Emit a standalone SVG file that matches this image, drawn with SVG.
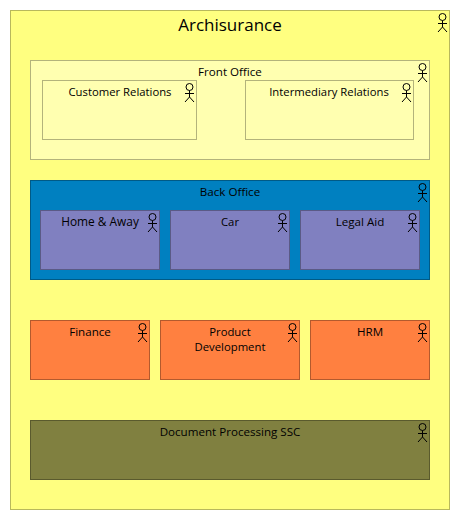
<svg xmlns="http://www.w3.org/2000/svg" width="460" height="520" viewBox="0 0 460 520">
<style>
text{font-family:"Open Sans","Noto Sans","Liberation Sans",sans-serif;font-size:11.3px;fill:#000;text-anchor:middle}
.title{font-size:17px}
.w{font-size:11.6px}
.a path,.a circle{fill:none;stroke:#000;stroke-width:1}
.y0{fill:#ffff80;stroke:#b8b85c}
.y1{fill:#ffffb0;stroke:#b3b37b}
.b{fill:#0080c0;stroke:#005a86}
.p{fill:#8080c0;stroke:#5a5a86}
.o{fill:#ff8040;stroke:#b35a2d}
.d{fill:#808040;stroke:#5a5a2d}
</style>
<defs>
<g id="actor" class="a"><circle cx="0" cy="0" r="3.5"/><path d="M0 3.5V10M-4.5 6.5H4.5M-4.5 15L0 10L4.5 15"/></g>
</defs>
<g id="connectors"/>
<g id="archisurance"><rect class="y0" x="10.5" y="10.5" width="439" height="499"/><text class="title" x="230" y="31">Archisurance</text><use href="#actor" x="442.5" y="17"/></g>
<g id="front-office"><rect class="y1" x="30.5" y="60.5" width="399" height="99"/><text class="w" x="230" y="76">Front Office</text><use href="#actor" x="422.5" y="67"/></g>
<g id="customer-relations"><rect class="y1" x="42.5" y="80.5" width="154" height="59"/><text x="120" y="96">Customer Relations</text><use href="#actor" x="189.5" y="87"/></g>
<g id="intermediary-relations"><rect class="y1" x="245.5" y="80.5" width="168" height="59"/><text x="329" y="96">Intermediary Relations</text><use href="#actor" x="406.5" y="87"/></g>
<g id="back-office"><rect class="b" x="30.5" y="180.5" width="399" height="99"/><text class="w" x="230" y="196">Back Office</text><use href="#actor" x="422.5" y="187"/></g>
<g id="home-away"><rect class="p" x="40.5" y="210.5" width="119" height="59"/><text class="w" x="100" y="226" style="font-size:11.9px">Home &amp; Away</text><use href="#actor" x="152.5" y="217"/></g>
<g id="car"><rect class="p" x="170.5" y="210.5" width="119" height="59"/><text x="230" y="226">Car</text><use href="#actor" x="282.5" y="217"/></g>
<g id="legal-aid"><rect class="p" x="300.5" y="210.5" width="119" height="59"/><text class="w" x="360" y="226">Legal Aid</text><use href="#actor" x="412.5" y="217"/></g>
<g id="finance"><rect class="o" x="30.5" y="320.5" width="119" height="59"/><text class="w" x="90" y="336">Finance</text><use href="#actor" x="142.5" y="327"/></g>
<g id="product-development"><rect class="o" x="160.5" y="320.5" width="139" height="59"/><text x="230" y="336">Product</text><text x="230" y="351">Development</text><use href="#actor" x="292.5" y="327"/></g>
<g id="hrm"><rect class="o" x="310.5" y="320.5" width="119" height="59"/><text class="w" x="370" y="336">HRM</text><use href="#actor" x="422.5" y="327"/></g>
<g id="document-processing-ssc"><rect class="d" x="30.5" y="420.5" width="399" height="59"/><text class="w" x="230" y="436">Document Processing SSC</text><use href="#actor" x="422.5" y="427"/></g>
</svg>
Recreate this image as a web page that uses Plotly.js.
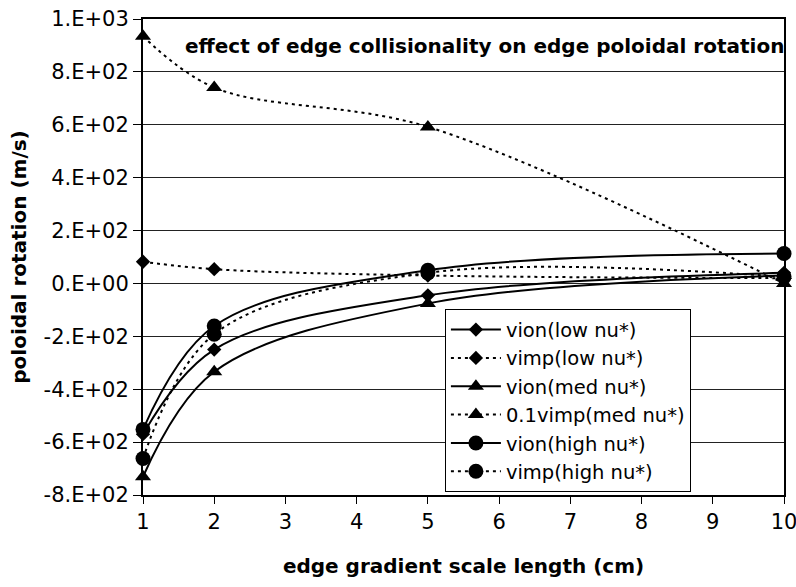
<!DOCTYPE html>
<html>
<head>
<meta charset="utf-8">
<script src="https://cdn.plot.ly/plotly-3.0.1.min.js"></script>
<style>html,body{margin:0;padding:0;background:#fff;}#chart{width:796px;height:587px;}</style>
</head>
<body>
<div id="chart"></div>
<script>
// x values: edge gradient scale length (cm)
const scaleLength = [1, 2, 5, 10];
// series values (m/s)
const vionLow   = [-570, -250, -45, 40];
const vimpLow   = [82, 54, 30, 20];
const vionMed   = [-731, -334, -76, 30];
const vimpMed01 = [935, 741, 592, 0];
const vionHigh  = [-552, -161, 50, 113];
const vimpHigh  = [-662, -192, 40, 25];

const seriesNames = ["vion(low nu*)", "vimp(low nu*)", "vion(med nu*)", "0.1vimp(med nu*)", "vion(high nu*)", "vimp(high nu*)"];
const yTickVals = [-800, -600, -400, -200, 0, 200, 400, 600, 800, 1000];
const yTickText = ["-8.E+02", "-6.E+02", "-4.E+02", "-2.E+02", "0.E+00", "2.E+02", "4.E+02", "6.E+02", "8.E+02", "1.E+03"];
const xTickVals = [1, 2, 3, 4, 5, 6, 7, 8, 9, 10];

const FONT = "DejaVu Sans, Liberation Sans, Arial, sans-serif";

function mk(y, name, symbol, size, dotted) {
  return {
    x: scaleLength, y: y, name: name, type: "scatter", mode: "lines+markers",
    line: {color: "#000", width: 2, dash: dotted ? "3px,4px" : "solid", shape: "spline", smoothing: 1},
    marker: {symbol: symbol, size: size, color: "#000"},
    cliponaxis: false
  };
}

const data = [
  mk(vionLow, seriesNames[0], "diamond", 11, false),
  mk(vimpLow, seriesNames[1], "diamond", 11, true),
  mk(vionMed, seriesNames[2], "triangle-up", 14, false),
  mk(vimpMed01, seriesNames[3], "triangle-up", 14, true),
  mk(vionHigh, seriesNames[4], "circle", 15, false),
  mk(vimpHigh, seriesNames[5], "circle", 15, true)
];

const layout = {
  width: 796, height: 587,
  margin: {l: 143, r: 12, t: 19, b: 92},
  paper_bgcolor: "#fff", plot_bgcolor: "#fff",
  font: {family: FONT, size: 20, color: "#000"},
  showlegend: true,
  legend: {
    x: 0.471, y: 0.39, xanchor: "left", yanchor: "top",
    bgcolor: "#fff", bordercolor: "#000", borderwidth: 1,
    font: {family: FONT, size: 19.5, color: "#000"},
    itemwidth: 50, tracegroupgap: 0
  },
  xaxis: {
    range: [1, 10], tickvals: xTickVals, ticktext: xTickVals.map(String),
    showgrid: false, zeroline: false,
    showline: true, linecolor: "#000", linewidth: 2, mirror: true,
    ticks: "outside", ticklen: 7, tickwidth: 1, tickcolor: "#000",
    tickfont: {family: FONT, size: 21}, ticklabeloverflow: "allow",
    title: {text: "edge gradient scale length (cm)", font: {family: FONT, size: 20, weight: "bold"}, standoff: 26}
  },
  yaxis: {
    range: [-800, 1000], tickvals: yTickVals, ticktext: yTickText,
    showgrid: true, gridcolor: "#222", gridwidth: 1, zeroline: false,
    showline: true, linecolor: "#000", linewidth: 2, mirror: true,
    ticks: "outside", ticklen: 8, tickwidth: 1, tickcolor: "#000",
    tickfont: {family: FONT, size: 21}, ticklabeloverflow: "allow",
    title: {text: "poloidal rotation (m/s)", font: {family: FONT, size: 20, weight: "bold"}, standoff: 12}
  },
  annotations: [{
    xref: "paper", yref: "paper", x: 1.003, y: 0.943, xanchor: "right", yanchor: "middle",
    text: "effect of edge collisionality on edge poloidal rotation", showarrow: false,
    font: {family: FONT, size: 20, weight: "bold", color: "#000"}
  }]
};

Plotly.newPlot("chart", data, layout, {displayModeBar: false, staticPlot: true});
</script>
</body>
</html>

- - -

__Given exercise__. Pictures in the data above should not be copied; transcribe everything else exactly.

__The reply__.
Emit a standalone SVG file that matches this image, drawn with SVG.
<svg xmlns="http://www.w3.org/2000/svg" width="460" height="520" viewBox="0 0 460 520">
<style>
text{font-family:"Open Sans","Noto Sans","Liberation Sans",sans-serif;font-size:11.3px;fill:#000;text-anchor:middle}
.title{font-size:17px}
.w{font-size:11.6px}
.a path,.a circle{fill:none;stroke:#000;stroke-width:1}
.y0{fill:#ffff80;stroke:#b8b85c}
.y1{fill:#ffffb0;stroke:#b3b37b}
.b{fill:#0080c0;stroke:#005a86}
.p{fill:#8080c0;stroke:#5a5a86}
.o{fill:#ff8040;stroke:#b35a2d}
.d{fill:#808040;stroke:#5a5a2d}
</style>
<defs>
<g id="actor" class="a"><circle cx="0" cy="0" r="3.5"/><path d="M0 3.5V10M-4.5 6.5H4.5M-4.5 15L0 10L4.5 15"/></g>
</defs>
<g id="connectors"/>
<g id="archisurance"><rect class="y0" x="10.5" y="10.5" width="439" height="499"/><text class="title" x="230" y="31">Archisurance</text><use href="#actor" x="442.5" y="17"/></g>
<g id="front-office"><rect class="y1" x="30.5" y="60.5" width="399" height="99"/><text class="w" x="230" y="76">Front Office</text><use href="#actor" x="422.5" y="67"/></g>
<g id="customer-relations"><rect class="y1" x="42.5" y="80.5" width="154" height="59"/><text x="120" y="96">Customer Relations</text><use href="#actor" x="189.5" y="87"/></g>
<g id="intermediary-relations"><rect class="y1" x="245.5" y="80.5" width="168" height="59"/><text x="329" y="96">Intermediary Relations</text><use href="#actor" x="406.5" y="87"/></g>
<g id="back-office"><rect class="b" x="30.5" y="180.5" width="399" height="99"/><text class="w" x="230" y="196">Back Office</text><use href="#actor" x="422.5" y="187"/></g>
<g id="home-away"><rect class="p" x="40.5" y="210.5" width="119" height="59"/><text class="w" x="100" y="226" style="font-size:11.9px">Home &amp; Away</text><use href="#actor" x="152.5" y="217"/></g>
<g id="car"><rect class="p" x="170.5" y="210.5" width="119" height="59"/><text x="230" y="226">Car</text><use href="#actor" x="282.5" y="217"/></g>
<g id="legal-aid"><rect class="p" x="300.5" y="210.5" width="119" height="59"/><text class="w" x="360" y="226">Legal Aid</text><use href="#actor" x="412.5" y="217"/></g>
<g id="finance"><rect class="o" x="30.5" y="320.5" width="119" height="59"/><text class="w" x="90" y="336">Finance</text><use href="#actor" x="142.5" y="327"/></g>
<g id="product-development"><rect class="o" x="160.5" y="320.5" width="139" height="59"/><text x="230" y="336">Product</text><text x="230" y="351">Development</text><use href="#actor" x="292.5" y="327"/></g>
<g id="hrm"><rect class="o" x="310.5" y="320.5" width="119" height="59"/><text class="w" x="370" y="336">HRM</text><use href="#actor" x="422.5" y="327"/></g>
<g id="document-processing-ssc"><rect class="d" x="30.5" y="420.5" width="399" height="59"/><text class="w" x="230" y="436">Document Processing SSC</text><use href="#actor" x="422.5" y="427"/></g>
</svg>
Recreate this image as a web page that uses Plotly.js.
<!DOCTYPE html>
<html>
<head>
<meta charset="utf-8">
<script src="https://cdn.plot.ly/plotly-3.0.1.min.js"></script>
<style>html,body{margin:0;padding:0;background:#fff;}#chart{width:796px;height:587px;}</style>
</head>
<body>
<div id="chart"></div>
<script>
// x values: edge gradient scale length (cm)
const scaleLength = [1, 2, 5, 10];
// series values (m/s)
const vionLow   = [-570, -250, -45, 40];
const vimpLow   = [82, 54, 30, 20];
const vionMed   = [-731, -334, -76, 30];
const vimpMed01 = [935, 741, 592, 0];
const vionHigh  = [-552, -161, 50, 113];
const vimpHigh  = [-662, -192, 40, 25];

const seriesNames = ["vion(low nu*)", "vimp(low nu*)", "vion(med nu*)", "0.1vimp(med nu*)", "vion(high nu*)", "vimp(high nu*)"];
const yTickVals = [-800, -600, -400, -200, 0, 200, 400, 600, 800, 1000];
const yTickText = ["-8.E+02", "-6.E+02", "-4.E+02", "-2.E+02", "0.E+00", "2.E+02", "4.E+02", "6.E+02", "8.E+02", "1.E+03"];
const xTickVals = [1, 2, 3, 4, 5, 6, 7, 8, 9, 10];

const FONT = "DejaVu Sans, Liberation Sans, Arial, sans-serif";

function mk(y, name, symbol, size, dotted) {
  return {
    x: scaleLength, y: y, name: name, type: "scatter", mode: "lines+markers",
    line: {color: "#000", width: 2, dash: dotted ? "3px,4px" : "solid", shape: "spline", smoothing: 1},
    marker: {symbol: symbol, size: size, color: "#000"},
    cliponaxis: false
  };
}

const data = [
  mk(vionLow, seriesNames[0], "diamond", 11, false),
  mk(vimpLow, seriesNames[1], "diamond", 11, true),
  mk(vionMed, seriesNames[2], "triangle-up", 14, false),
  mk(vimpMed01, seriesNames[3], "triangle-up", 14, true),
  mk(vionHigh, seriesNames[4], "circle", 15, false),
  mk(vimpHigh, seriesNames[5], "circle", 15, true)
];

const layout = {
  width: 796, height: 587,
  margin: {l: 143, r: 12, t: 19, b: 92},
  paper_bgcolor: "#fff", plot_bgcolor: "#fff",
  font: {family: FONT, size: 20, color: "#000"},
  showlegend: true,
  legend: {
    x: 0.471, y: 0.39, xanchor: "left", yanchor: "top",
    bgcolor: "#fff", bordercolor: "#000", borderwidth: 1,
    font: {family: FONT, size: 19.5, color: "#000"},
    itemwidth: 50, tracegroupgap: 0
  },
  xaxis: {
    range: [1, 10], tickvals: xTickVals, ticktext: xTickVals.map(String),
    showgrid: false, zeroline: false,
    showline: true, linecolor: "#000", linewidth: 2, mirror: true,
    ticks: "outside", ticklen: 7, tickwidth: 1, tickcolor: "#000",
    tickfont: {family: FONT, size: 21}, ticklabeloverflow: "allow",
    title: {text: "edge gradient scale length (cm)", font: {family: FONT, size: 20, weight: "bold"}, standoff: 26}
  },
  yaxis: {
    range: [-800, 1000], tickvals: yTickVals, ticktext: yTickText,
    showgrid: true, gridcolor: "#222", gridwidth: 1, zeroline: false,
    showline: true, linecolor: "#000", linewidth: 2, mirror: true,
    ticks: "outside", ticklen: 8, tickwidth: 1, tickcolor: "#000",
    tickfont: {family: FONT, size: 21}, ticklabeloverflow: "allow",
    title: {text: "poloidal rotation (m/s)", font: {family: FONT, size: 20, weight: "bold"}, standoff: 12}
  },
  annotations: [{
    xref: "paper", yref: "paper", x: 1.003, y: 0.943, xanchor: "right", yanchor: "middle",
    text: "effect of edge collisionality on edge poloidal rotation", showarrow: false,
    font: {family: FONT, size: 20, weight: "bold", color: "#000"}
  }]
};

Plotly.newPlot("chart", data, layout, {displayModeBar: false, staticPlot: true});
</script>
</body>
</html>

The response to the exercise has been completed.